I'm sure that this is belaboring the obvious, but for a 3D effect, each eye has to get a separate image from the display. That means that 3D has a much smaller "sweet spot" than 2D viewing, because to see the images in the optimal position, the viewer must be looking at the display from straight-on (or close to it).
That's why autostereoscopic (without glasses) 3D hasn't taken off yet with larger displays. The glasses that we wear "fix" the viewing angle problem, because they're doing additional processing to separate the on-screen image for each eye. Until we can see 3D without glasses with a viewing angle at least as large as current LCD displays (which themselves have inferior viewing angles to plasma), we won't see home displays with autostereoscopic technology.
I went to Best Buy last Saturday to try out the Samsung and Panasonic 3D displays. Both require powered glasses, and it took over fifteen minutes for the salesman to actually find pairs for us to use.
The Samsung LCD, in brief, sucked. The 3D effect looked sort of pasted-on, very cheesy, and I was completely underwhelmed.
The Panasonic plasma was entirely different. The 3D image popped right off the screen, the colors were spectacular, and I was totally blown away.
The glasses, though, were annoying as hell, and no amount of on-screen magnificence could hide that.

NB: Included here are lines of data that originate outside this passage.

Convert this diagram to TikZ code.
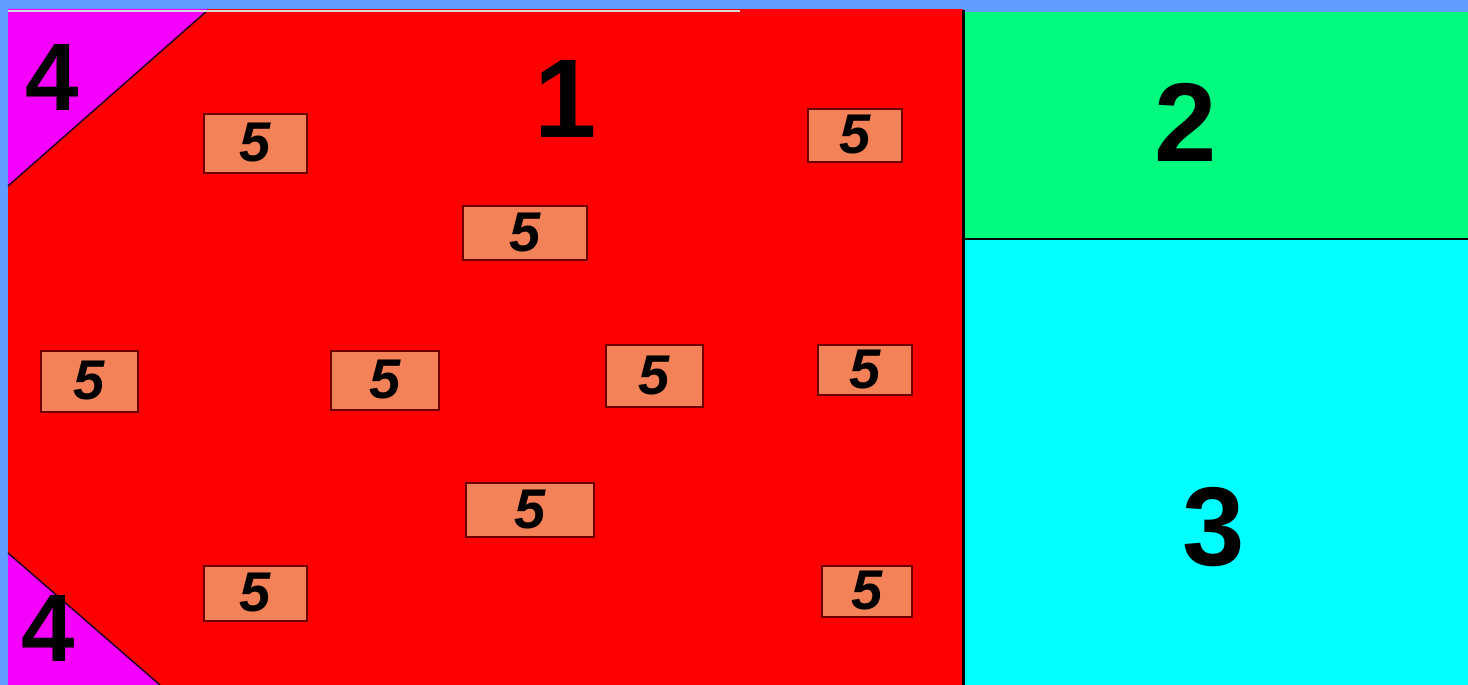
\documentclass[tikz,border=0pt]{standalone}
\usepackage{fontspec}
\setmainfont{Liberation Sans}
\definecolor{bgblue}{RGB}{95,157,255}
\definecolor{zonered}{RGB}{255,0,0}
\definecolor{zonegreen}{RGB}{0,250,125}
\definecolor{zonecyan}{RGB}{0,255,255}
\definecolor{zonepink}{RGB}{245,0,250}
\definecolor{tagfill}{RGB}{244,130,88}
\definecolor{tagline}{RGB}{110,0,0}
\tikzset{
  tag/.style={draw=tagline, line width=2pt, fill=tagfill, inner sep=0pt,
    font=\fontsize{56}{56}\selectfont\bfseries\itshape},
  zonelabel/.style={font=\fontsize{112}{112}\selectfont\bfseries},
  cornerlabel/.style={inner sep=0pt, text depth=0pt,
    font=\fontsize{96}{96}\selectfont\bfseries}
}
\begin{document}
\begin{tikzpicture}[x=1pt,y=-1pt]
\fill[bgblue] (0,0) rectangle (1468,685);
\useasboundingbox (0,0) rectangle (1468,685);
\fill[zonered] (8,9) rectangle (963,685);
\fill[zonegreen] (963,12) rectangle (1468,239);
\fill[zonecyan] (963,239) rectangle (1468,685);
\fill[zonepink] (8,9) -- (208,9) -- (8,186) -- cycle;
\fill[zonepink] (8,553) -- (160,685) -- (8,685) -- cycle;
\draw[line width=1.5pt, black!70!violet] (208,10) -- (8,186);
\draw[line width=1.5pt, black!70!violet] (8,553) -- (160,685);
\draw[line width=3pt] (963,10) -- (963,685);
\draw[line width=2.5pt] (963,239) -- (1468,239);
\draw[line width=1.5pt, white!70!gray] (8,11) -- (740,11);
\node[zonelabel] (one) at (566,99) {1};
\node[zonelabel] (two) at (1186,122) {2};
\node[zonelabel] (three) at (1214,527) {3};
\node[cornerlabel] (fourtop) at (52,77) {4};
\node[cornerlabel] (fourbot) at (48,628) {4};
\node[tag, minimum width=103pt, minimum height=59pt] (t1) at (255,143) {5};
\node[tag, minimum width=94pt, minimum height=53pt] (t2) at (855,135) {5};
\node[tag, minimum width=124pt, minimum height=54pt] (t3) at (525,233) {5};
\node[tag, minimum width=97pt, minimum height=61pt] (t4) at (89,381) {5};
\node[tag, minimum width=108pt, minimum height=59pt] (t5) at (385,380) {5};
\node[tag, minimum width=97pt, minimum height=62pt] (t6) at (654,376) {5};
\node[tag, minimum width=94pt, minimum height=50pt] (t7) at (865,370) {5};
\node[tag, minimum width=128pt, minimum height=54pt] (t8) at (530,510) {5};
\node[tag, minimum width=103pt, minimum height=55pt] (t9) at (255,593) {5};
\node[tag, minimum width=90pt, minimum height=51pt] (t10) at (867,591) {5};
\end{tikzpicture}
\end{document}
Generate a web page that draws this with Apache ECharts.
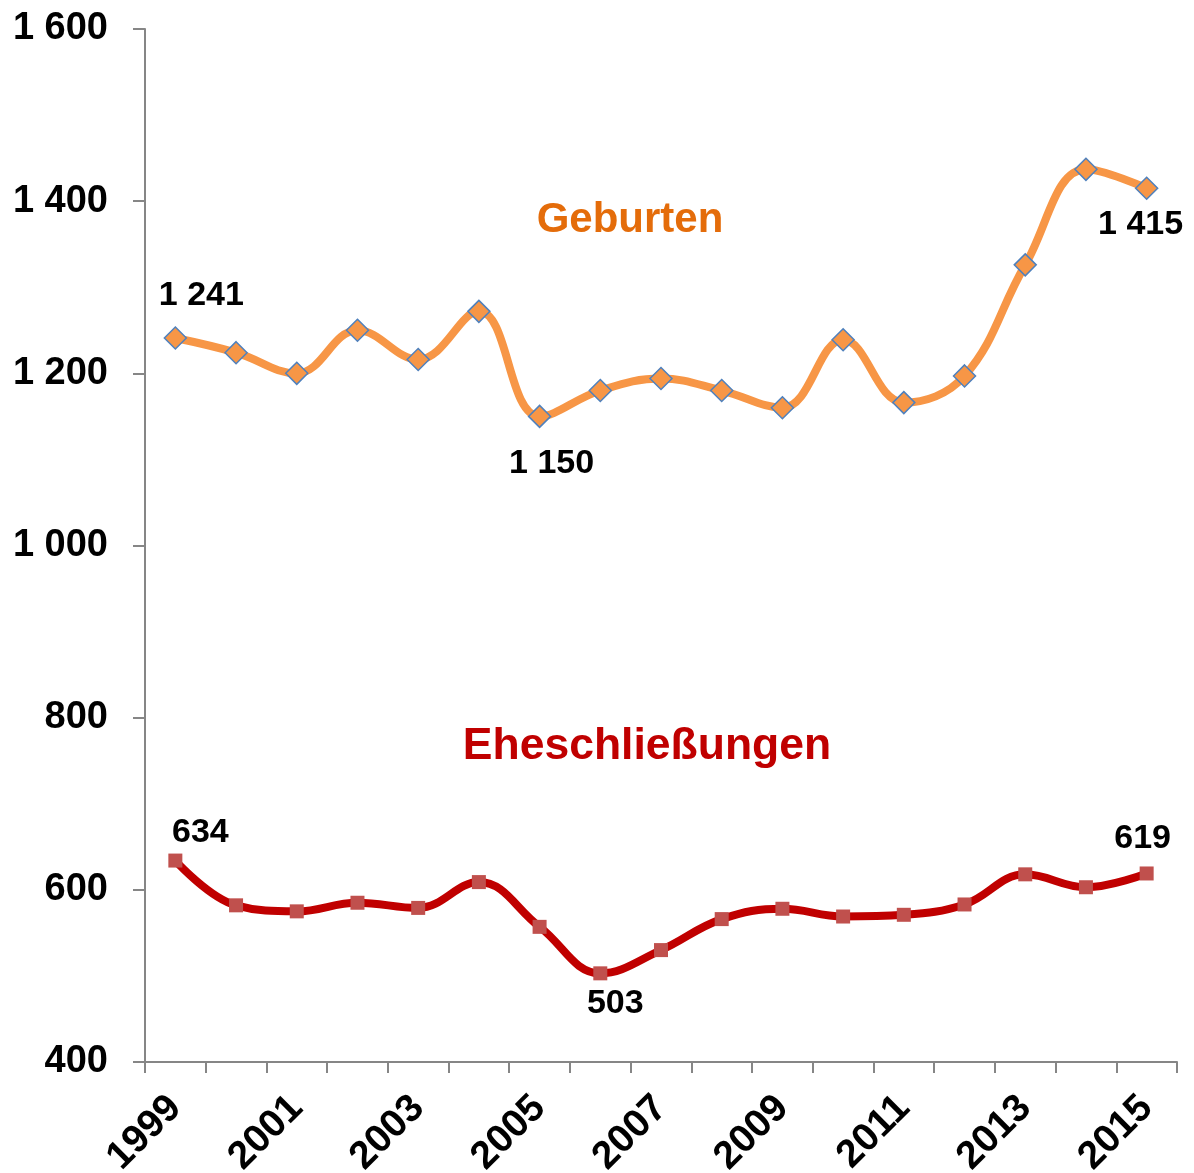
<!DOCTYPE html>
<html>
<head>
<meta charset="utf-8">
<script src="https://cdn.jsdelivr.net/npm/echarts@6/dist/echarts.min.js"></script>
<style>
  html, body { margin: 0; padding: 0; background: #fff; }
  #chart { width: 1194px; height: 1173px; }
</style>
</head>
<body>
<div id="chart"></div>
<script>
const years = ["1999", "2000", "2001", "2002", "2003", "2004", "2005", "2006", "2007",
  "2008", "2009", "2010", "2011", "2012", "2013", "2014", "2015"];
const geburten = [1241, 1224, 1200, 1250, 1216, 1272, 1150, 1180, 1194,
  1180, 1160, 1239, 1166, 1197, 1326, 1437, 1415];
const ehe = [634, 582, 575, 585, 579, 609, 557, 503, 530,
  566, 578, 569, 571, 583, 618, 603, 619];

// which points get a value label, and where (offset from marker centre)
const geburtenLabels = { 0: [26, -42], 6: [12, 47], 16: [-6, 36] };
const eheLabels = { 0: [25, -28], 7: [15, 30], 16: [-4, -35] };

const font = "'Liberation Sans', Arial, sans-serif";
const formatNum = v => {
  const s = String(v);
  return s.length > 3 ? s.slice(0, s.length - 3) + " " + s.slice(-3) : s;
};

const withLabels = (values, labels) =>
  values.map((v, i) => {
    if (!labels[i]) {
      return v;
    }
    return {
      value: v,
      label: {
        show: true,
        position: "inside",
        offset: labels[i],
        align: "center",
        verticalAlign: "middle",
        formatter: p => formatNum(p.value),
        color: "#000",
        fontFamily: font,
        fontWeight: "bold",
        fontSize: 34
      }
    };
  });

const chart = echarts.init(document.getElementById("chart"));
chart.setOption({
  animation: false,
  backgroundColor: "#fff",
  grid: { left: 145, right: 17, top: 29, bottom: 111, containLabel: false, outerBoundsMode: "none" },
  xAxis: {
    type: "category",
    data: years,
    boundaryGap: true,
    axisLine: { lineStyle: { color: "#868686", width: 2 } },
    axisTick: { show: true, interval: 0, length: 11, lineStyle: { color: "#868686", width: 2 } },
    axisLabel: {
      interval: 1,
      rotate: 45,
      margin: 40,
      color: "#000",
      fontFamily: font,
      fontWeight: "bold",
      fontSize: 39
    },
    splitLine: { show: false }
  },
  yAxis: {
    type: "value",
    min: 400,
    max: 1600,
    interval: 200,
    axisLine: { show: true, lineStyle: { color: "#868686", width: 2 } },
    axisTick: { show: true, length: 12, lineStyle: { color: "#868686", width: 2 } },
    axisLabel: {
      margin: 37,
      color: "#000",
      fontFamily: font,
      fontWeight: "bold",
      fontSize: 38,
      formatter: formatNum
    },
    splitLine: { show: false }
  },
  graphic: [
    {
      type: "text",
      x: 630,
      y: 220,
      style: {
        text: "Geburten",
        fill: "#E46C0A",
        font: "bold 42px " + font,
        textAlign: "center",
        textVerticalAlign: "middle"
      }
    },
    {
      type: "text",
      x: 647,
      y: 747,
      style: {
        text: "Eheschließungen",
        fill: "#C00000",
        font: "bold 44.5px " + font,
        textAlign: "center",
        textVerticalAlign: "middle"
      }
    }
  ],
  series: [
    {
      name: "Geburten",
      type: "line",
      data: withLabels(geburten, geburtenLabels),
      smooth: 0.4,
      symbol: "diamond",
      symbolSize: 22,
      lineStyle: { color: "#F79646", width: 8 },
      itemStyle: { color: "#F79646", borderColor: "#4F81BD", borderWidth: 1.5 },
      z: 3
    },
    {
      name: "Eheschließungen",
      type: "line",
      data: withLabels(ehe, eheLabels),
      smooth: 0.4,
      symbol: "rect",
      symbolSize: 14,
      lineStyle: { color: "#C00000", width: 8 },
      itemStyle: { color: "#C0504D", borderWidth: 0 },
      z: 3
    }
  ]
});
</script>
</body>
</html>
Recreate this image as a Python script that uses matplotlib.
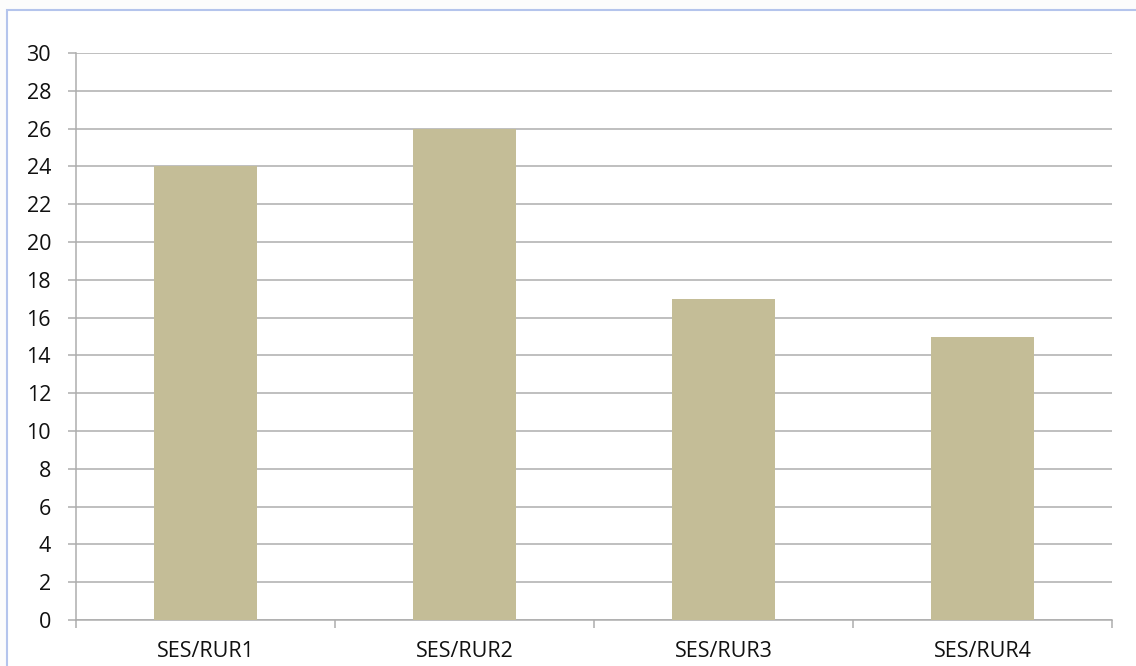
import matplotlib
matplotlib.use("Agg")
import matplotlib.pyplot as plt
from matplotlib.patches import Rectangle

categories = ["SES/RUR1", "SES/RUR2", "SES/RUR3", "SES/RUR4"]
values = [24, 26, 17, 15]
yticks = list(range(0, 31, 2))

plt.rcParams['font.family'] = ['Open Sans', 'DejaVu Sans']

W, H = 1136, 666
fig = plt.figure(figsize=(W / 100, H / 100), dpi=100)
fig.patch.set_facecolor('#FCFCFC')
fig.patches.append(Rectangle((6.5 / W, -0.1), 1.2, 1 - 10.5 / H + 0.1,
                             transform=fig.transFigure, facecolor='white',
                             edgecolor='#B4C4EC', linewidth=1.5, zorder=-10))

ax = fig.add_axes([76 / W, 1 - 620 / H, (1112 - 76) / W, (620 - 53) / H])
ax.set_facecolor('none')
x = list(range(len(categories)))
ax.bar(x, values, width=0.4, color='#C4BD97', zorder=3)
ax.set_xlim(-0.5, len(categories) - 0.5)
ax.set_ylim(0, 30)
ax.set_yticks(yticks)
ax.set_yticklabels([str(t) for t in yticks], fontsize=15.5, color='#111111')
ax.yaxis.grid(True, color='#ADADAD', linewidth=1.1, zorder=0)
ax.set_xticks(x)
ax.set_xticklabels(categories, fontsize=15.5, color='#111111')
ax.set_xticks([i - 0.5 for i in range(len(categories) + 1)], minor=True)
ax.tick_params(axis='x', which='major', length=0, pad=15)
ax.tick_params(axis='x', which='minor', length=5.5, color='#ADADAD', width=1.1)
ax.tick_params(axis='y', length=6, color='#ADADAD', width=1.1, pad=12)
for s in ['top', 'right']:
    ax.spines[s].set_visible(False)
for s in ['left', 'bottom']:
    ax.spines[s].set_color('#ADADAD')
    ax.spines[s].set_linewidth(1.1)

fig.savefig('out.png', dpi=100, facecolor=fig.get_facecolor())
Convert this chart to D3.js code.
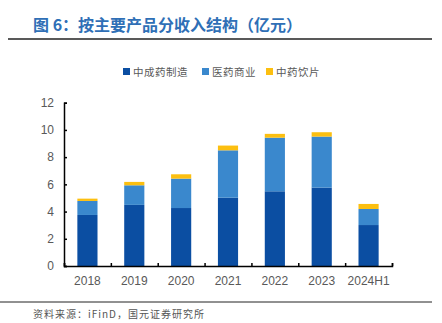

That's sort of a circuitous route (do I take any other?) to this point. Nintendo, traditionally cast as an inferior technology company, is actually using cutting-edge technology for the 3DS. Given that the size of displays using parallax barrier technology is increasing every few months, it's entirely possible that this same tech will eventually be used for 42" autostereoscopic displays, and these displays are going to blow everyone away.
Sony, traditionally cast as a cutting edge technology company, is using 3D technology that has a severely limited lifespan. They're promoting the hell out of it--hell, they're essentially betting the company on it--but it's still 3D with glasses.
If it weren't for Nintendo, very few people would even know that glasses-free 3D exists, but as soon as the 3DS launches, everyone will know it, and I wonder how that will affect the purchase of large 3D displays that require glasses.
It's going to be hard to go back, isn't it?
Sony focused on 3D in the E3 presser, and it's definitely going to draw an audience, but before their heavily-touted 3D displays even reach market, they're old news.